Retailers of the world, take note: If you want to get into a boomer's pocketbook, you've got to win her daughter over first. According to Resource Interactive, an Ohio-based marketing company, young adults influence 88% of household apparel purchases. It makes sense since members of the millennial generation—those born between 1980 and 2000—are closer to their parents than are members of any previous generation. Millennials and their parents not only take vacations together and text each other several times a day but also consult each other on what to buy. And more often than not, the millennials are the more informed consumers.

"They've never known life without a computer—they can take in 20 hours' worth of information in seven hours," says Nancy Kramer, CEO of Resource Interactive. "There isn't a brand or a trend these kids aren't aware of." Which is why boomer mothers who want to keep abreast of the trends turn to the experts in discriminating shopping—their daughters.

NPD Group's chief retail analyst, Marshal Cohen, estimates that the number of 18-to-24-year-olds shopping with Mom has grown 8% over the past three years. And what goes on in the dressing room is markedly different than in past generations. Unlike their mothers, boomer women don't want to adopt the ladies-who-lunch look, but at the same time they want to avoid that mutton-dressed-as-lamb look.

"What we hear women say," says Doug Harrison of the Harrison Group, a research firm that conducts surveys for LVMH, Neiman Marcus and others, "is they want clothes that 'make me feel like I've still got it but acknowledge that I'm mature and I've accomplished something.'"

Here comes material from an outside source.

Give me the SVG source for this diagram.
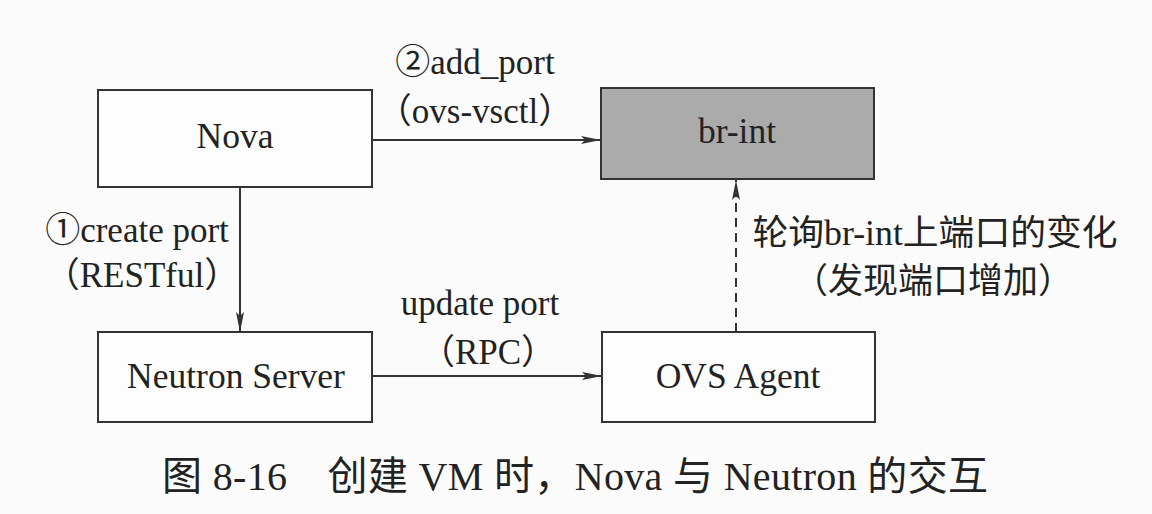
<svg xmlns="http://www.w3.org/2000/svg" width="1152" height="514" viewBox="0 0 1152 514">
<defs>
<style>
.box{fill:#fdfdfd;stroke:#333;stroke-width:2}
.gray{fill:#ababab;stroke:#333;stroke-width:2}
.t{font-family:"Liberation Serif","Noto Sans CJK SC",serif;font-size:35.5px;fill:#222;text-anchor:middle}
.l{font-family:"Liberation Serif","Noto Sans CJK SC",serif;font-size:35px;fill:#222;text-anchor:middle}
.cn{font-family:"Liberation Serif","Noto Sans CJK SC",serif;font-size:35px;fill:#222;text-anchor:middle}
.cap{font-family:"Liberation Serif","Noto Sans CJK SC",serif;font-size:40px;fill:#222}
.ln{fill:none;stroke:#333;stroke-width:2}
</style>
<marker id="ah" viewBox="0 0 20 10" refX="20" refY="5" markerWidth="20" markerHeight="10" markerUnits="userSpaceOnUse" orient="auto">
<path d="M0,1 L20,5 L0,9 L4,5 Z" fill="#333"/>
</marker>
</defs>
<rect width="1152" height="514" fill="#fbfbfb"/>
<g id="nova">
<rect class="box" x="98" y="90" width="274" height="97"/>
<text class="t" x="235" y="148">Nova</text>
</g>
<g id="br-int">
<rect class="gray" x="601" y="88" width="273" height="91"/>
<text class="t" x="737" y="143">br-int</text>
</g>
<g id="neutron-server">
<rect class="box" x="98" y="332" width="274" height="90"/>
<text class="t" x="236" y="388">Neutron Server</text>
</g>
<g id="ovs-agent">
<rect class="box" x="602" y="332" width="273" height="90"/>
<text class="t" x="738" y="388">OVS Agent</text>
</g>
<g id="connectors">
<line class="ln" x1="372" y1="140" x2="601" y2="140" marker-end="url(#ah)"/>
<line class="ln" x1="240" y1="187" x2="240" y2="332" marker-end="url(#ah)"/>
<line class="ln" x1="372" y1="376" x2="602" y2="376" marker-end="url(#ah)"/>
<line class="ln" x1="736" y1="332" x2="736" y2="180" stroke-dasharray="9,6" marker-end="url(#ah)"/>
<text class="l" x="475" y="74">②add_port</text>
<text class="l" x="475" y="123">（ovs-vsctl）</text>
<text class="l" x="137" y="242">①create port</text>
<text class="l" x="142" y="287">（RESTful）</text>
<text class="l" x="480" y="315">update port</text>
<text class="l" x="488" y="364">（RPC）</text>
<text class="cn" x="935" y="245" textLength="365" lengthAdjust="spacingAndGlyphs">轮询br-int上端口的变化</text>
<text class="cn" x="933" y="293">（发现端口增加）</text>
</g>
<text class="cap" x="162" y="490" textLength="826" lengthAdjust="spacing">图 8-16　创建 VM 时，Nova 与 Neutron 的交互</text>
</svg>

Conventional retail wisdom holds that you can't sell clothes that appeal to both age groups—it takes the edgy element off the brand if Mom is wearing it, and when a store skews too trendy, it alienates its older customers. But not everyone is playing by the rules. Bergdorf Goodman threw this thinking aside three years ago when it restyled its contemporary floor, rechristening it 5F. With a DJ playing world music rather than rap, a café open to the floor and a mix of clothing labels designed more for an aesthetic than for a precise age, the department store has managed to appeal to boomer women without losing its younger customers. Shira Lauter, V.P. of merchandising for the fifth floor, notices that when a mother and daughter shop together, the store tends to get a bigger sale. The most striking area of influence is in premium denim, which daughters—for whom low-rise jeans serve as both day and evening wear—have nudged their mothers into trying.